The Master of the Unspoken

(@off_the.script/Instagram)

Irrfan had this uncanny, almost frustrating ability to steal a scene without saying a word. In Life of Pi, Ang Lee didn’t just cast him for his "Indian-ness"; he cast him to be the emotional soul of a story that happened mostly in a digital ocean. His performance as the adult Pi Patel is a masterclass in nostalgia and grief. He could deliver a line like "I suppose in the end, the whole of life becomes an act of letting go" and make it feel like a personal confession rather than a script.

I reckon his secret wasn't just talent; it was a refusal to play the "Hollywood game." He didn't chase the red carpets or the talk show circuit like some desperate self-promoter. He just turned up, did the work, and made elite directors like Ridley Scott, Christopher Nolan, and Steven Spielberg practically beg for his time - though he famously turned down Interstellar because he was committed to The Lunchbox. Perhaps it was that loyalty to his craft over the glitz that made him so magnetic.

The Lunchbox

((@fractional.space/Instagram)

Breaking the "Brown" Ceiling

Before Irrfan, South Asian actors in the West were often boxed into the "Apu" stereotype - the taxi driver, the doctor, the convenience store clerk. Irrfan shattered that glass ceiling with a quiet elegance.

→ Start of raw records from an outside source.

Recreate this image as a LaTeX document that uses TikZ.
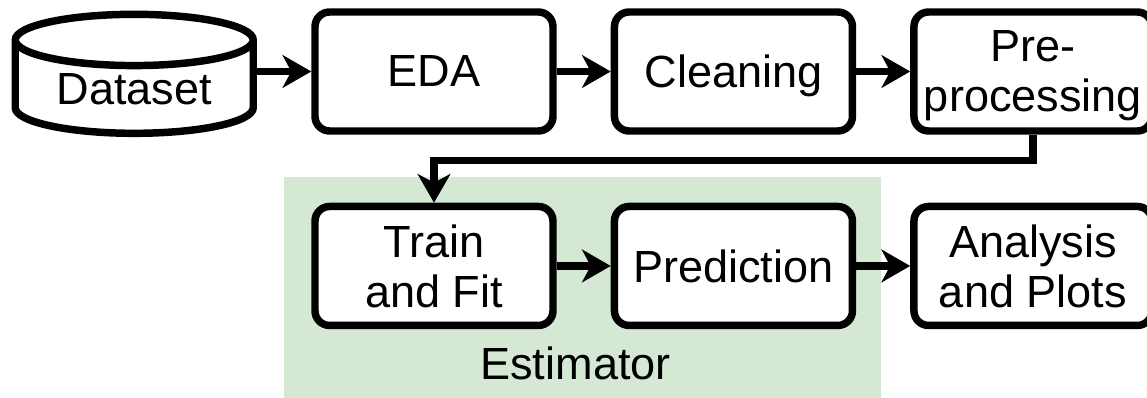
\documentclass[tikz,border=0pt]{standalone}
\usepackage{fontspec}
\setmainfont{Liberation Sans}
\usetikzlibrary{positioning,arrows.meta,shapes.geometric}
\definecolor{estclr}{HTML}{D5E8D4}
\tikzset{ %
  ,>={Stealth[length=21.5pt,width=24.5pt,inset=6.5pt]}
  ,every node/.style={font=\fontsize{33.8}{37.5}\selectfont}
  ,every path/.style={line width=5.6pt}
  ,flow/.style={draw, rounded corners=11pt, fill=white, align=center, text depth=0pt, minimum width=178.5pt, minimum height=89.25pt, inner sep=0, node distance=40.5pt}
  ,data/.style={draw, cylinder, shape border rotate=90, aspect=0.33, fill=white, inner sep=0, text height=25pt, minimum width=178.5pt, minimum height=89.25pt}
  ,group/.style={fill=estclr, inner sep=0, minimum width=447.75pt, minimum height=165.75pt}
  ,grouplabel/.style={inner sep=0}
}
\begin{document}
\begin{tikzpicture}[x=0.75pt,y=-0.75pt]
      \useasboundingbox (0,0) rectangle (1147,398);
      \node[group] (estimator) at (582.5,287.5) {};
      \node[grouplabel] (estimatorlabel) at (575.5,363) {Estimator};
      \node[data] (dataset) at (134.25,88.5) {Dataset};
      \node[flow] (eda) at (434,71.5) {EDA};
      \node[flow, right=of eda] (cleaning) {Cleaning};
      \node[flow, right=of cleaning] (preproc) {Pre-\\processing};
      \node[flow, below=51pt of eda] (train) {Train\\and Fit};
      \node[flow, right=of train] (prediction) {Prediction};
      \node[flow, right=of prediction] (analysis) {Analysis\\and Plots};
      \draw [->] (dataset.east |- eda) -- (eda);
      \draw [->] (eda) -- (cleaning);
      \draw [->] (cleaning) -- (preproc);
      \draw [->] (preproc.south) |- ++(0,26) -| (train.north);
      \draw [->] (train) -- (prediction);
      \draw [->] (prediction) -- (analysis);
    \end{tikzpicture}
\end{document}
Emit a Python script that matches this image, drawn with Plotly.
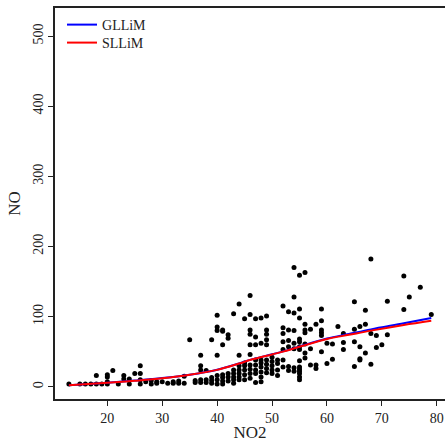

Irrfan Khan at The Amazing Spider-Man promotional event.

Whether he was a cunning scientist in The Amazing Spider-Man or a dogged police inspector in Slumdog Millionaire, he never "hammed it up" for a foreign audience.

He made being an "Indian Uncle" look like a superpower. He brought a "no-frills" humanity to roles that could have easily been cartoons. He was the bridge. He was the guy who made it okay for an Indian actor to be a global blockbuster lead without losing his Jaipur roots.

The Quiet Legacy

As we remember him on his birthday, it’s not just the ₹22,500 crore box office tally of his Hollywood hits that matters. It’s the way he looked at Tom Hanks in Inferno - as an equal, not a fan. He taught the world that "being repetitive is the biggest sin an actor can commit".

Honestly, he was the rare star who didn't need the adulation to feel complete. He just wanted the truth of the character. And in that pursuit of truth, he became the coolest, most undeniable presence in global cinema. He didn't just play the game; he changed the playbook entirely. Wishing a Very Happy Birthday to you, Irrfan Khan! We miss you!